Tracks in Colombia

Understanding the armed conflict in Colombia with rigour and criterion is not a simple question. Fifty years of armed violence have passed with the result of 300,000 fatal victims and more than six million persons displaced by the pressure of criminal groups.
Tracks in Colombia
02
Apirila
2017
Berria
PARTEKATU
02 Apirila 2017 | Berria

This week I took part in a visit to the South American country as a member of the Senate Human Rights Inter-group. My first perception was that the concern that exists internationally over the situation has its reflection within the country itself. I want to leave a record that not all the problems being lived can be considered exclusively a consequence of the conflict. As well as problems derived from years of violence, the country is facing severe economic problems connected with the drop the price of oil and also social problems with a widening of the differences between rich and poor, one of the greatest in the world.

The 2nd of October last year was a point of inflection in Colombian politics. On this day, the plebiscite took place in which the public was asked its opinion regarding the agreement signed in Havana between the Government of Juan Manuel Santos and the FARC of Rodrigo Londoño, alias Timochenko. The crude reality won and after dozens of heads of state, international organisations, national and international Press, social agents and an endless number of groups positioned themselves in favour of the Yes to the agreement, the public voted for No. The result shows a very polarised situation since the difference was less than 0.5% of votes for a total of 13 million voters. In any case, the victory of the No to the agreement was joined by the very low turnout of 40%. This turnout does not cancel the constitutional nature of the plebiscite, but shows the low interest of the public with regard to a political decision of the highest level.

There are many "truths" hidden behind this serious conflict.

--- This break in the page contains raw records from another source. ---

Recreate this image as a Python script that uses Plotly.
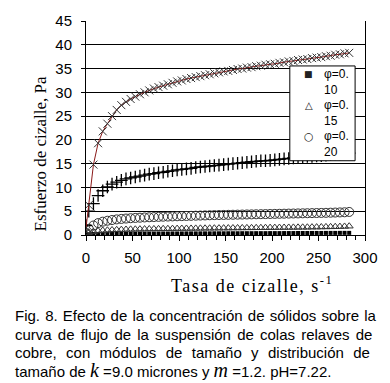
import plotly.graph_objects as go

# shear rate (s^-1)
shear_rate = [0, 3, 8, 13, 18, 23, 28, 33, 38, 43, 48, 53, 58, 63, 68, 73, 78, 83, 88, 93,
              98, 103, 108, 113, 118, 123, 128, 133, 138, 143, 148, 153, 158, 163, 168, 173,
              178, 183, 188, 193, 198, 203, 208, 213, 218, 223, 228, 233, 238, 243, 248, 253,
              258, 263, 268, 273, 278, 283]

phi_010 = [0.1, 0.15, 0.2, 0.22, 0.24, 0.25, 0.26, 0.27, 0.28, 0.28, 0.29, 0.29, 0.3, 0.3, 0.31,
           0.31, 0.32, 0.32, 0.32, 0.33, 0.33, 0.33, 0.34, 0.34, 0.34, 0.35, 0.35, 0.35, 0.36,
           0.36, 0.36, 0.37, 0.37, 0.37, 0.38, 0.38, 0.38, 0.39, 0.39, 0.39, 0.4, 0.4, 0.4, 0.41,
           0.41, 0.41, 0.42, 0.42, 0.42, 0.43, 0.43, 0.43, 0.44, 0.44, 0.44, 0.45, 0.45, 0.45]

phi_015 = [0.2, 0.5, 0.7, 0.85, 0.95, 1.0, 1.05, 1.1, 1.13, 1.16, 1.19, 1.21, 1.23, 1.25, 1.27,
           1.28, 1.3, 1.31, 1.32, 1.34, 1.35, 1.36, 1.37, 1.38, 1.39, 1.4, 1.41, 1.42, 1.43, 1.44,
           1.45, 1.46, 1.47, 1.48, 1.49, 1.5, 1.51, 1.52, 1.53, 1.54, 1.55, 1.56, 1.57, 1.58,
           1.59, 1.6, 1.61, 1.62, 1.63, 1.65, 1.66, 1.68, 1.7, 1.72, 1.74, 1.77, 1.8, 1.85]

phi_020 = [0.5, 1.3, 2.0, 2.5, 2.8, 3.0, 3.15, 3.28, 3.38, 3.46, 3.53, 3.59, 3.64, 3.69, 3.73,
           3.77, 3.81, 3.85, 3.88, 3.91, 3.94, 3.97, 4.0, 4.03, 4.06, 4.09, 4.12, 4.15, 4.18,
           4.2, 4.22, 4.24, 4.26, 4.28, 4.3, 4.32, 4.34, 4.36, 4.38, 4.4, 4.42, 4.44, 4.46,
           4.48, 4.5, 4.52, 4.54, 4.56, 4.58, 4.6, 4.62, 4.64, 4.66, 4.69, 4.72, 4.75, 4.78, 4.85]

phi_025 = [2.0, 5.0, 6.6, 8.3, 9.3, 10.1, 10.7, 11.1, 11.5, 11.8, 12.0, 12.2, 12.4, 12.6, 12.8,
           12.9, 13.1, 13.2, 13.4, 13.5, 13.7, 13.8, 13.9, 14.0, 14.2, 14.3, 14.4, 14.5, 14.6,
           14.7, 14.8, 14.9, 15.0, 15.1, 15.2, 15.3, 15.4, 15.5, 15.6, 15.6, 15.7, 15.8, 15.9,
           16.0, 16.1, 16.2, 16.3, 16.4, 16.5, 16.5, 16.6, 16.7, 16.8, 16.9, 17.0, 17.0, 17.1, 17.2]

phi_030 = [1.5, 6.3, 14.8, 19.3, 21.8, 23.4, 25.0, 26.3, 27.3, 28.0, 28.6, 29.1, 29.6, 30.0,
           30.4, 30.8, 31.1, 31.4, 31.7, 32.0, 32.3, 32.5, 32.8, 33.0, 33.2, 33.4, 33.6, 33.8,
           34.0, 34.2, 34.4, 34.5, 34.7, 34.9, 35.0, 35.2, 35.3, 35.5, 35.6, 35.8, 35.9, 36.0,
           36.2, 36.3, 36.5, 36.6, 36.8, 36.9, 37.0, 37.2, 37.3, 37.4, 37.6, 37.7, 37.9, 38.0,
           38.2, 38.3]

legend_symbols = ["■", "△", "○"]
legend_labels = ["φ=0.<br>10", "φ=0.<br>15", "φ=0.<br>20"]
x_ticks = [0, 50, 100, 150, 200, 250, 300]
y_ticks = [0, 5, 10, 15, 20, 25, 30, 35, 40, 45]

fig = go.Figure()
fig.add_trace(go.Scatter(x=shear_rate, y=phi_010, mode="markers", name="φ=0.10",
                         marker=dict(symbol="square", size=4, color="black")))
fig.add_trace(go.Scatter(x=shear_rate, y=phi_015, mode="markers", name="φ=0.15",
                         marker=dict(symbol="triangle-up-open", size=7, color="#333",
                                     line=dict(width=1, color="#333"))))
fig.add_trace(go.Scatter(x=shear_rate, y=phi_020, mode="markers", name="φ=0.20",
                         marker=dict(symbol="circle-open", size=9, color="#333",
                                     line=dict(width=1, color="#333"))))
fig.add_trace(go.Scatter(x=shear_rate, y=phi_025, mode="markers", name="φ=0.25",
                         marker=dict(symbol="cross-thin-open", size=9, color="black",
                                     line=dict(width=1.3, color="black"))))
fig.add_trace(go.Scatter(x=shear_rate, y=phi_030, mode="lines+markers", name="φ=0.30",
                         line=dict(color="#8b1a1a", width=1),
                         marker=dict(symbol="x-thin-open", size=8, color="#333",
                                     line=dict(width=1, color="#333"))))

serif = "Liberation Serif, Times New Roman, serif"
sans = "Liberation Sans, Arial, sans-serif"

fig.update_layout(
    width=390, height=383,
    margin=dict(l=86, r=22, t=16, b=148),
    paper_bgcolor="white", plot_bgcolor="white",
    font=dict(family=sans, size=15, color="black"),
    showlegend=False,
    xaxis=dict(range=[0, 300], tickvals=x_ticks, showgrid=False, zeroline=False,
               showline=True, linecolor="black", linewidth=1,
               ticks="outside", ticklen=5, tickcolor="black", ticklabelstandoff=4,
               minor=dict(dtick=10, ticks="outside", ticklen=4, tickcolor="black"),
               tickfont=dict(size=15, family=sans)),
    yaxis=dict(range=[0, 45], tickvals=y_ticks, showgrid=True, gridcolor="black", gridwidth=1,
               zeroline=False, showline=True, linecolor="black", linewidth=1, mirror=True,
               ticks="outside", ticklen=4, tickcolor="black", ticklabelstandoff=6,
               tickfont=dict(size=15, family=sans)),
)

def px_x(p):
    return (p - 86) / 282

def px_y(p):
    return (235 - p) / 219

# legend box
fig.add_shape(type="rect", xref="paper", yref="paper", layer="above",
              x0=px_x(292), x1=px_x(358), y0=px_y(159), y1=px_y(62),
              fillcolor="white", line=dict(color="black", width=1))

annotations = [
    dict(text="Esfuerzo de cizalle, Pa", textangle=-90, x=px_x(40), y=px_y(152),
         font=dict(family=serif, size=17)),
    dict(text="<span style='letter-spacing:1.5px'>Tasa de cizalle, s<sup>-1</sup></span>",
         x=px_x(254), y=px_y(286), font=dict(family=serif, size=18)),
]
entry_centers = [78, 110, 142]
for sym, lab, yc, sz in zip(legend_symbols, legend_labels, entry_centers, [9, 10, 11]):
    annotations.append(dict(text=sym, x=px_x(311), y=px_y(yc - 7.5),
                            font=dict(family="DejaVu Sans", size=sz, color="#222")))
    annotations.append(dict(text=lab, x=px_x(326), y=px_y(yc), xanchor="left", align="left",
                            font=dict(family=sans, size=12), borderpad=0))

caption = [
    "<span style='word-spacing:1px'>Fig. 8. Efecto de la concentración de sólidos sobre la</span>",
    "<span style='word-spacing:2px'>curva de flujo de la suspensión de colas relaves de</span>",
    "<span style='word-spacing:5.2px'>cobre, con módulos de tamaño y distribución de</span>",
    "tamaño de <i><span style='font-family:Liberation Serif;font-size:20px'>k</span></i> =9.0 micrones y "
    "<i><span style='font-family:Liberation Serif;font-size:20px'>m</span></i> =1.2. pH=7.22.",
]
cap_y = [317, 337, 355, 373]
for t, yy in zip(caption, cap_y):
    annotations.append(dict(text=t, x=px_x(12), y=px_y(yy), xanchor="left", yanchor="middle",
                            font=dict(family=sans, size=15)))
for a in annotations:
    a.update(xref="paper", yref="paper", showarrow=False)
    a.setdefault("xanchor", "center")
    a.setdefault("yanchor", "middle")
fig.update_layout(annotations=annotations)

fig.write_html("out.html", config={"displayModeBar": False},
               post_script="document.body.style.margin='0';document.body.style.overflow='hidden';")
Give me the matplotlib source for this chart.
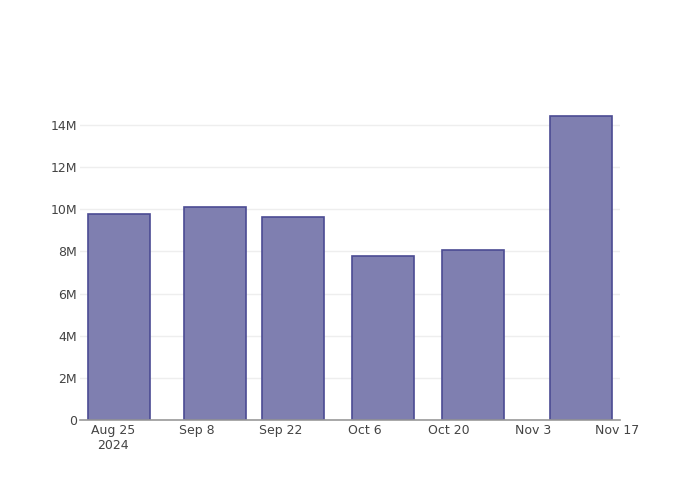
import numpy as np
import matplotlib
matplotlib.use("Agg")
import matplotlib.pyplot as plt
import matplotlib.dates as mdates
from matplotlib.ticker import FuncFormatter

# Bar data (dates and values)
dates = np.array(["2024-08-26", "2024-09-11", "2024-09-24",
                  "2024-10-09", "2024-10-24", "2024-11-11"], dtype="datetime64[D]")
values = [9.78e6, 10.11e6, 9.63e6, 7.78e6, 8.07e6, 14.43e6]

tick_dates = np.array(["2024-08-25", "2024-09-08", "2024-09-22", "2024-10-06",
                       "2024-10-20", "2024-11-03", "2024-11-17"], dtype="datetime64[D]")
tick_labels = ["Aug 25\n2024", "Sep 8", "Sep 22", "Oct 6", "Oct 20", "Nov 3", "Nov 17"]
y_ticks = [0, 2e6, 4e6, 6e6, 8e6, 10e6, 12e6, 14e6]

fig = plt.figure(figsize=(7, 5), dpi=100)
ax = fig.add_axes([80 / 700, 80 / 500, 540 / 700, 320 / 500])

x = mdates.date2num(dates.astype("datetime64[s]").astype(object))
ax.bar(x, values, width=10.4, color="#7f7fb0", edgecolor="#4b4b93",
       linewidth=1.2, zorder=3)

ax.set_xlim(mdates.date2num(np.datetime64("2024-08-19T12:00").astype(object)),
            mdates.date2num(np.datetime64("2024-11-17T12:00").astype(object)))
ax.set_ylim(0, 15.19e6)

ax.set_xticks(mdates.date2num(tick_dates.astype("datetime64[s]").astype(object)))
ax.set_xticklabels(tick_labels)
ax.set_yticks(y_ticks)
ax.yaxis.set_major_formatter(FuncFormatter(
    lambda v, p: "0" if v == 0 else f"{v / 1e6:.0f}M"))

ax.tick_params(axis="both", length=0, labelsize=9, colors="#444444")
ax.tick_params(axis="y", pad=2)
ax.tick_params(axis="x", pad=3)
ax.grid(axis="y", color="#eeeeee", linewidth=1, zorder=0)

for s in ["top", "right", "left"]:
    ax.spines[s].set_visible(False)
ax.spines["bottom"].set_color("#999999")
ax.spines["bottom"].set_linewidth(1.2)
ax.spines["bottom"].set_zorder(4)

fig.savefig("out.png", dpi=100)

My visit coincided with a demonstration in Bogota, a real demonstration in full of force against the Havana Agreement that brought hundreds of thousands of persons to the street. They were called through Twitter by the ex-President of the country who is now responsible for the only political party in the Parliament against the peace agreement, Álvaro Uribe. My presence allowed me to talk directly with many persons who wished to demonstrate and I could check that both in the plebiscite and in the later demonstrations, there is an underlying conflict between the current and previous Presidents, a fight led by Santos and Uribe. Many of the persons who demonstrated did so in reality as a demonstration criticising the government's political force.

The No in the referendum revealed part of the intrigues and plays of interest that have been produced throughout the entire process. Today it is remembered that President Santos had no obligation to call the plebiscite, given that he had the competence to approve an agreement as that with which he negotiated with the FARC. In fact it is known today that many organisations and consultants advised against the consultation means and that the President and his Government firmly agreed in the backing of the public and, above all, understood that social support would drive the process with a strengthening of his political position. The result was the contrary to that desired - the victory of the No together with the low turnout has weakened the President's credibility and that of the agreement. In any case, all the political parties except for that of Álvaro Uribe, are inclined to continue with the agreement. 

This is one of the great contradictions that Colombia is living with regard to this weak process of peace. In reality, what is relevant is that the country is approaching presidential elections in 2018 and although neither of the two main forces has a candidate yet, they do have programmes: to show themselves in favour of or against the peace process. The underlying problem is that short-term electoral objectives are imposing themselves over the opportunity to close five decades of violence in the country vigorously, in an orderly manner and definitively.

The peace progress continues and this week the monitoring committee has been started for implementing of the agreement reached in Havana. Both Felipe González, appointed a member of the committee at the proposal of the Santos Government, and José Mujica, appointed at the insistence of the FARC, will share the responsibility for preparing reports on the progress or non-compliances in the implementation of the agreements. The main objective of this committee is the interpretation of the agreement in the event of conflict between the parties as well as being responsible for assessing the compliance with the laws and legislative reforms that must be undertaken.

I was able to meet with many persons during these days. Notable was the meeting with the ex-President Álvaro Uribe, who stated his unease with the Government of Mariano Rajoy for its support for the positions of the Santos executive in favour of the peace process in Colombia. From our perspective, this position is relevant because it is paradoxical and inconsistent that Rajoy, who during all these years has shown his inflexibility regarding the definitive ceasing of ETA’s terrorism, is backing and supporting dialogue and the agreement with the FARC in Colombia.

More than eight million victims in Colombia have lived and live some type of suffering as a consequence of the conflict, a figure that continues to grow day by day even though the period agreed for declaring themselves as victims as ended. The ending of all this pain requires overcoming a complex process that will need the support of everyone so that good germinates in Colombian land, as expressed in its national anthem, evidently referring to preterit epochs, "in ways of pain the good already germinates."